Who Might Get a Raise If Obama Boosts the Minimum Wage?

Perhaps the splashiest proposal from President Obama's State of the Union speech was his call to raise the minimum wage to $9 and permanently index it to the cost of living -- a policy proposal that liberal advocates have long yearned for, and which Mitt Romney suggested as a moderate gesture during the election.
Leaving aside for now the murky and endless argument over whether the minimum wage actually hurts job growth, how many people might stand to be affected by this idea? You might be surprised. Though relatively few workers today earn the federal minimum wage of $7.25, by one estimate, as many as 20 million employees could feel the ripple affects of the big, 25 percent hike the president is now pushing.
Who Earns the Minimum Wage Today?
First, the very basics: According the Bureau of Labor Statistics, 1.68 million Americans, about 61 percent of whom were female, earned the federal minimum wage in 2011. About a quarter of them worked in the food industry, and another quarter in retail. And about forty percent are black, Hispanic or Latino.
Roughly half those workers those workers live in nine big state -- and particularly in Texas.
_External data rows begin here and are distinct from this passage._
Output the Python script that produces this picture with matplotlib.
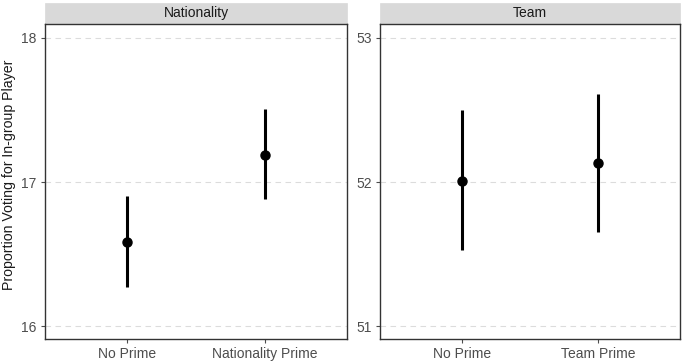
import matplotlib
matplotlib.use('Agg')
import matplotlib.pyplot as plt
from matplotlib.patches import Rectangle

plt.rcParams['font.family'] = ['Liberation Sans', 'DejaVu Sans']

# facet 1: nationality
nat_labels = ['No Prime', 'Nationality Prime']
nat_mean = [16.58, 17.19]
nat_low = [16.27, 16.88]
nat_high = [16.90, 17.51]

# facet 2: team
team_labels = ['No Prime', 'Team Prime']
team_mean = [52.01, 52.13]
team_low = [51.53, 51.65]
team_high = [52.50, 52.61]

fig = plt.figure(figsize=(6.85, 3.61), dpi=100)
ax1 = fig.add_axes([45 / 685, 1 - 339 / 361, 302 / 685, 315 / 361])
ax2 = fig.add_axes([380 / 685, 1 - 339 / 361, 300 / 685, 315 / 361])

panels = [
    (ax1, 'Nationality', nat_labels, nat_mean, nat_low, nat_high, 16),
    (ax2, 'Team', team_labels, team_mean, team_low, team_high, 51),
]

for ax, title, labels, mean, low, high, base in panels:
    x = list(range(1, len(labels) + 1))
    ax.vlines(x, low, high, color='black', linewidth=2.2, zorder=3)
    ax.plot(x, mean, 'o', color='black', markersize=6.5, zorder=4)
    ax.set_xlim(0.4, 2.6)
    ax.set_ylim(base - 0.09, base + 2.097)
    ax.set_xticks(x)
    ax.set_xticklabels(labels)
    ax.set_yticks([base, base + 1, base + 2])
    ax.grid(axis='y', color='#dcdcdc', linestyle=(0, (5, 4)), linewidth=0.8)
    ax.set_axisbelow(True)
    for s in ax.spines.values():
        s.set_color('#333333')
        s.set_linewidth(1.0)
    ax.tick_params(colors='#4d4d4d', labelcolor='#4d4d4d', labelsize=10,
                   length=3, width=0.8, pad=3)
    # facet strip
    strip = Rectangle((0, 1), 1, 21 / 315, transform=ax.transAxes,
                      facecolor='#d9d9d9', edgecolor='#d9d9d9', linewidth=0.5,
                      clip_on=False)
    ax.add_patch(strip)
    ax.text(0.5, 1 + 10.5 / 315, title, transform=ax.transAxes,
            ha='center', va='center', fontsize=10, color='#1a1a1a')

ax1.set_ylabel('Proportion Voting for In-group Player', fontsize=10.2,
               color='#1a1a1a', va='center')
ax1.yaxis.set_label_coords(-36 / 302, (339 - 175) / 315)

fig.savefig('out.png', dpi=100)
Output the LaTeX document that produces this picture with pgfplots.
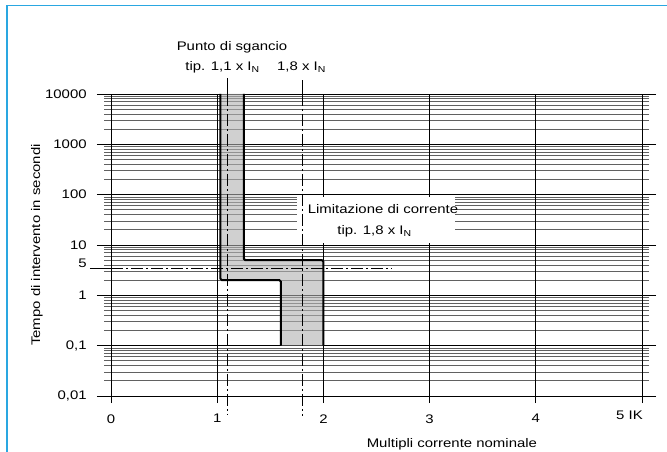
\documentclass[border=0pt]{standalone}
\usepackage{fontspec}
\setmainfont{Liberation Sans}[FakeStretch=1.2]
\usepackage{pgfplots}
\pgfplotsset{compat=1.18}
\definecolor{frameblue}{HTML}{2AA7E1}
\definecolor{gridgray}{gray}{0.38}
\begin{document}
\fontsize{12.5}{15}\selectfont
\begin{tikzpicture}[x=1bp,y=1bp,font=\fontsize{12.5}{15}\selectfont]
\useasboundingbox (0,0) rectangle (667,452);
\fill[white] (0,0) rectangle (667,452);
\draw[frameblue, line width=1.5bp] (7,0) -- (7,446.5) -- (667,446.5);
\begin{axis}[
  at={(111bp,56bp)}, anchor=south west,
  scale only axis, width=531bp, height=302bp,
  xmin=0, xmax=5, ymode=log, ymin=0.01, ymax=10000,
  clip=false,
  axis line style={draw=none},
  /pgf/number format/assume math mode=true,
  xtick={0,1,2,3,4}, xticklabels={0,1,2,3,4},
  xtick style={draw=none},
  ytick={0.01,0.1,1,10,100,1000,10000},
  yticklabels={{0,01},{0,1},1,10,100,1000,10000},
  yticklabel style={xshift=-6bp},
  minor ytick={0.02,0.03,0.04,0.05,0.06,0.07,0.08,0.09,
               0.2,0.3,0.4,0.5,0.6,0.7,0.8,0.9,
               2,3,4,5,6,7,8,9,
               20,30,40,50,60,70,80,90,
               200,300,400,500,600,700,800,900,
               2000,3000,4000,5000,6000,7000,8000,9000},
  tick align=outside,
  major tick length=14bp, minor tick length=7bp,
  major tick style={black, line width=0.8bp},
  minor tick style={gridgray, line width=0.9bp},
  ymajorgrids, yminorgrids,
  major grid style={black, line width=0.8bp},
  minor grid style={gridgray, line width=0.9bp},
  xlabel={Multipli corrente nominale},
  ylabel={Tempo di intervento in secondi},
  xlabel style={at={(rel axis cs:0.642,0)}, anchor=center, yshift=-48bp},
  ylabel style={at={(rel axis cs:0,0.5)}, anchor=center, yshift=74bp},
]
% vertical lines (axis at 0 and grid at 1..5)
\addplot[black, line width=0.9bp] coordinates {(0,0.0072) (0,10000)};
\addplot[black, line width=0.9bp] coordinates {(1,0.0072) (1,10000)};
\addplot[black, line width=0.9bp] coordinates {(2,0.0072) (2,10000)};
\addplot[black, line width=0.9bp] coordinates {(3,0.0072) (3,10000)};
\addplot[black, line width=0.9bp] coordinates {(4,0.0072) (4,10000)};
\addplot[black, line width=0.9bp] coordinates {(5,0.0072) (5,10000)};
% tripping band
\addplot[fill=black!30, fill opacity=0.6, draw=none] coordinates {(1.03,10000) (1.03,2) (1.6,2) (1.6,0.1) (2,0.1) (2,5) (1.25,5) (1.25,10000)} -- cycle;
\addplot[black, line width=2bp, rounded corners=1.5bp] coordinates {(1.03,10000) (1.03,2) (1.6,2) (1.6,0.1)};
\addplot[black, line width=2bp, rounded corners=1.5bp] coordinates {(1.25,10000) (1.25,5) (2,5) (2,0.1)};
% white label box
\fill[white] (axis cs:1.75,11) rectangle (axis cs:3.24,90);
% reference lines
\addplot[black, line width=0.8bp, dash pattern=on 12bp off 3bp on 2bp off 3bp] coordinates {(1.1,10000) (1.1,0.0042)};
\addplot[black, line width=0.8bp] coordinates {(1.1,10000) (1.1,20800)};
\addplot[black, line width=0.8bp, dash pattern=on 12bp off 3bp on 2bp off 3bp] coordinates {(1.8,10000) (1.8,0.004)};
\addplot[black, line width=0.8bp] coordinates {(1.8,10000) (1.8,18970)};
\addplot[black, line width=0.8bp] coordinates {(-0.2,3.5) (0,3.5)};
\addplot[black, line width=0.8bp, dash pattern=on 12bp off 3bp on 2bp off 3bp] coordinates {(0,3.5) (2.65,3.5)};
\end{axis}
% texts
\node at (232,405) {Punto di sgancio};
\node at (222.5,385) {tip. 1,1 x I\textsubscript{N}};
\node at (301.5,385) {1,8 x I\textsubscript{N}};
\node at (383,243) {Limitazione di corrente};
\node at (374.5,221) {tip. 1,8 x I\textsubscript{N}};
\node[anchor=east, inner sep=0pt] at (643,37) {5 IK};
\node[anchor=east, inner sep=0pt] at (87,189) {5};
\end{tikzpicture}
\end{document}
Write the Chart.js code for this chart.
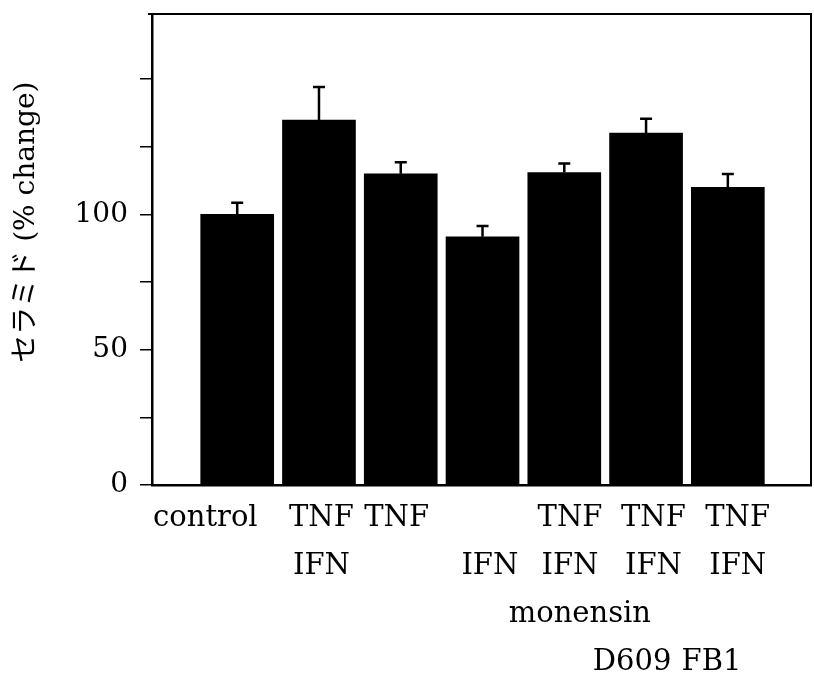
<!DOCTYPE html>
<html>
<head>
<meta charset="utf-8">
<script src="https://cdn.jsdelivr.net/npm/chart.js@4.4.1/dist/chart.umd.min.js"></script>
<style>
  html, body { margin: 0; padding: 0; background: #fff; }
  #wrap { width: 814px; height: 680px; }
</style>
</head>
<body>
<div id="wrap"><canvas id="ceramideChart"></canvas></div>
<script>
// ceramide level per treatment, % of control
const groups = ["control", "TNF IFN", "TNF", "IFN", "TNF IFN monensin", "TNF IFN D609", "TNF IFN FB1"];
const ceramide = [100, 134.8, 115.0, 91.7, 115.4, 130.0, 110.0];
const errors = [4.3, 12.2, 4.2, 4.0, 3.4, 5.3, 4.9];

const yLabelled = [0, 50, 100];

// x axis text, placed on the bar index scale (rows: TNF / IFN / monensin / D609 FB1)
const xLabelAt = [-0.39, 1.03, 1.95, 3.09, 4.07, 5.09, 6.12, 4.19, 4.83, 5.80];
const xLabelLines = [
  ["control"],
  ["TNF", "IFN"],
  ["TNF"],
  ["", "IFN"],
  ["TNF", "IFN"],
  ["TNF", "IFN"],
  ["TNF", "IFN"],
  ["", "", "monensin"],
  ["", "", "", "D609"],
  ["", "", "", "FB1"],
];

const serif = "'DejaVu Serif', 'Liberation Serif', serif";

const errorBars = {
  id: "errorBars",
  afterDatasetsDraw(chart) {
    const ctx = chart.ctx;
    const y = chart.scales.y;
    const meta = chart.getDatasetMeta(0);
    ctx.save();
    ctx.strokeStyle = "#000";
    ctx.lineWidth = 2.5;
    meta.data.forEach((bar, i) => {
      const top = y.getPixelForValue(ceramide[i] + errors[i]);
      ctx.beginPath();
      ctx.moveTo(bar.x, bar.y);
      ctx.lineTo(bar.x, top);
      ctx.moveTo(bar.x - 6, top);
      ctx.lineTo(bar.x + 6, top);
      ctx.stroke();
    });
    ctx.restore();
  },
};

const frame = {
  id: "frame",
  afterDraw(chart) {
    const { left, right, top, bottom } = chart.chartArea;
    const ctx = chart.ctx;
    ctx.save();
    ctx.strokeStyle = "#000";
    ctx.lineWidth = 2;
    ctx.beginPath();
    ctx.moveTo(left - 4, top);
    ctx.lineTo(right, top);
    ctx.lineTo(right, bottom);
    ctx.stroke();
    ctx.restore();
  },
};

new Chart(document.getElementById("ceramideChart"), {
  type: "bar",
  data: {
    datasets: [
      {
        label: "ceramide",
        data: ceramide.map((v, i) => ({ x: i, y: v })),
        backgroundColor: "#000",
        borderWidth: 0,
        barThickness: 73,
      },
    ],
  },
  options: {
    responsive: true,
    maintainAspectRatio: false,
    animation: false,
    layout: { padding: { top: 14, right: 3, left: 0, bottom: 0 } },
    plugins: {
      legend: { display: false },
      tooltip: { enabled: false },
    },
    scales: {
      x: {
        type: "linear",
        offset: false,
        min: -1.042,
        max: 7.017,
        grid: { display: false },
        border: { display: true, color: "#000", width: 2.5 },
        afterFit: (s) => { s.height = 195; },
        afterBuildTicks: (s) => {
          s.ticks = xLabelAt.map((v) => ({ value: v }));
        },
        ticks: {
          autoSkip: false,
          maxRotation: 0,
          minRotation: 0,
          padding: 1,
          color: "#000",
          font: { family: serif, size: 29, lineHeight: 1.66 },
          callback: (v, i) => xLabelLines[i],
        },
      },
      y: {
        min: 0,
        max: 174,
        grid: {
          drawOnChartArea: false,
          drawTicks: true,
          tickLength: 12,
          color: "#000",
          lineWidth: 1.5,
        },
        border: { display: true, color: "#000", width: 2.5 },
        afterFit: (s) => { s.width = 152; },
        ticks: {
          stepSize: 25,
          includeBounds: false,
          padding: 12,
          color: "#000",
          font: { family: serif, size: 28, lineHeight: 0.1 },
          callback: (v) => (yLabelled.includes(v) ? v : ""),
        },
        title: {
          display: true,
          text: "\u3000   セラミド (% change)",
          color: "#000",
          padding: { top: 10, bottom: 0 },
          font: { family: "'DejaVu Serif', 'Noto Sans CJK JP', serif", size: 28 },
        },
      },
    },
  },
  plugins: [errorBars, frame],
});
</script>
</body>
</html>
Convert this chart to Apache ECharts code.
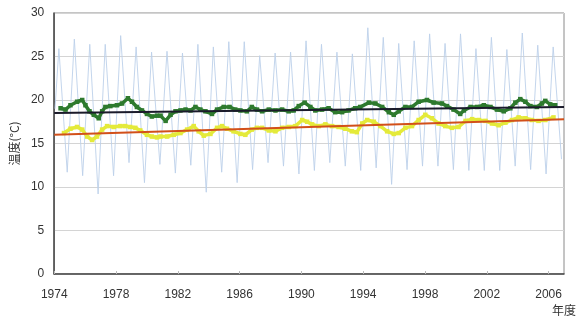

Meanwhile, forget the stereotype of teenagers flipping burgers in the summer. Less than a quarter of minimum wage employees are under the age of 20.

Whether by choice or by necessity, a relatively small fraction actually work full time.

And they overwhelmingly lack a college education.

In the scheme of the economy, those workers are just a drop the bucket. Even if you add in the 2.1 million Americans who technically earn less than minimum wage, such as waiters who work mostly for tips, you're still talking about less than 5 percent of the hourly workforce.
Who Would Earn Obama's Minimum Wage?
But Obama's proposal wouldn't just be felt by today's minimum wage earners. Although 19 states and the District Columbia have a minimum wage above the federal level, only Oregon's and Washington's are near or above $9-an-hour. And once you start considering the workers who earn between $7.25 and $9, the potential impact swells. (Map via Wonkblog).
In August, the left-wing Economic Policy Institute analyzed Iowa Senator Tom Harkin's proposal to raise the federal minimum to $9.80 by 2014, and produced the chart below. Roughly 20 million workers, they calculated, stood to be affected once it crossed the $8.95 threshold.

That number does need to be qualified: it includes both workers who would be affected directly as their pay automatically rose, as well as workers who would be affected indirectly as companies adjusted their wage scales relative to the new floor. In the end, the EPI estimated that a minimum of $9.80 would directly change the pay of some 19.4 million workers. (In a press release today, the White House suggests the raise to $9 would directly benefit 15 million workers).
Many of these Americans would be employed at some of the country's largest retailers, such as Wal-Mart and Target.

With such a wide reach, the minimum wage would essentially stop strictly being an anti-poverty measure. As the EPI notes, at the $9.80 mark, about 20 percent of the families who would be affected currently earn more than $40,000 a year. Those are still lower-middle-class families -- the median family income in 2011 was $62,000 -- but they're not necessarily what we'd consider outright poor.

So in essence, Obama is proposing a minimum wage that would affect not just teens working at the Gap, but also older Wal-Mart workers with children. Whether you think it's a painless way to redistribute income from corporations to workers, or a sure way to kill jobs, that's the context in which you need to think of this proposal.